TASK TO COMPLETE -
Retype every line from the start of the data down to and including the line with "import seaborn as sns". Skip the pictures.

RECORDED INFORMATION -
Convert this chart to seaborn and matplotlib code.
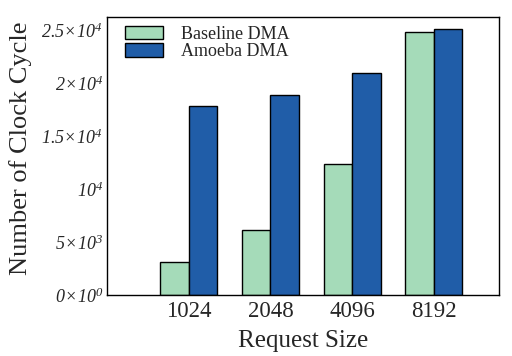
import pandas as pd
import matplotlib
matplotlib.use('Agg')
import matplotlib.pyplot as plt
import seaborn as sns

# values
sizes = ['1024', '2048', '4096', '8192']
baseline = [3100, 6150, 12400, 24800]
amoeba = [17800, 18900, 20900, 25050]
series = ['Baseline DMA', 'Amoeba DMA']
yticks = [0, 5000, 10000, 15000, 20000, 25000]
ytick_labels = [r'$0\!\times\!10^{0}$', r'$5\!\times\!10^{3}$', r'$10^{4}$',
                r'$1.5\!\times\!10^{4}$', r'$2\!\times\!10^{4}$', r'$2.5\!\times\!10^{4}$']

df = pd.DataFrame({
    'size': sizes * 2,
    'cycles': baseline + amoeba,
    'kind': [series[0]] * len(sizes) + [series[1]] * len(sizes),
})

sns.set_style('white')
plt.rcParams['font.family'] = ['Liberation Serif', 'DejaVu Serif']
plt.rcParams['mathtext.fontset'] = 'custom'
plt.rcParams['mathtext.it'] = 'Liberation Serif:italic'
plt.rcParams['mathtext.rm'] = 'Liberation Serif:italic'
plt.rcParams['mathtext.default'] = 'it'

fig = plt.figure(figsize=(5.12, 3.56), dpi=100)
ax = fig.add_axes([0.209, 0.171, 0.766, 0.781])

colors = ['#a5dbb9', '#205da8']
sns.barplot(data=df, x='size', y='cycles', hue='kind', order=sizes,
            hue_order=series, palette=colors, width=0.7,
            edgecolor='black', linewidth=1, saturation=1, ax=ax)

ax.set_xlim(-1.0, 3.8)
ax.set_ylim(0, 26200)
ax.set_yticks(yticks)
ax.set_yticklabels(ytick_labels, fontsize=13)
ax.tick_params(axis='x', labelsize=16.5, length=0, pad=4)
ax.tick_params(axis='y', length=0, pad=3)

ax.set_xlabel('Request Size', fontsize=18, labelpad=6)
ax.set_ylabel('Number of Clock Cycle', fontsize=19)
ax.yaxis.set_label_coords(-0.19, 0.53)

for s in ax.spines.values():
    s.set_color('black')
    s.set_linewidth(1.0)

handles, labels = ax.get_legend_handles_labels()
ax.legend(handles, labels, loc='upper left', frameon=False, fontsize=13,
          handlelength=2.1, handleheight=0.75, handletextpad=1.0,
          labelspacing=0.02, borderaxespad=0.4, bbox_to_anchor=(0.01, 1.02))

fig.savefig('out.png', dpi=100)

EXERCISE RESULT -
Convert this chart to seaborn and matplotlib code.
import pandas as pd
import matplotlib
matplotlib.use('Agg')
import matplotlib.pyplot as plt
import seaborn as sns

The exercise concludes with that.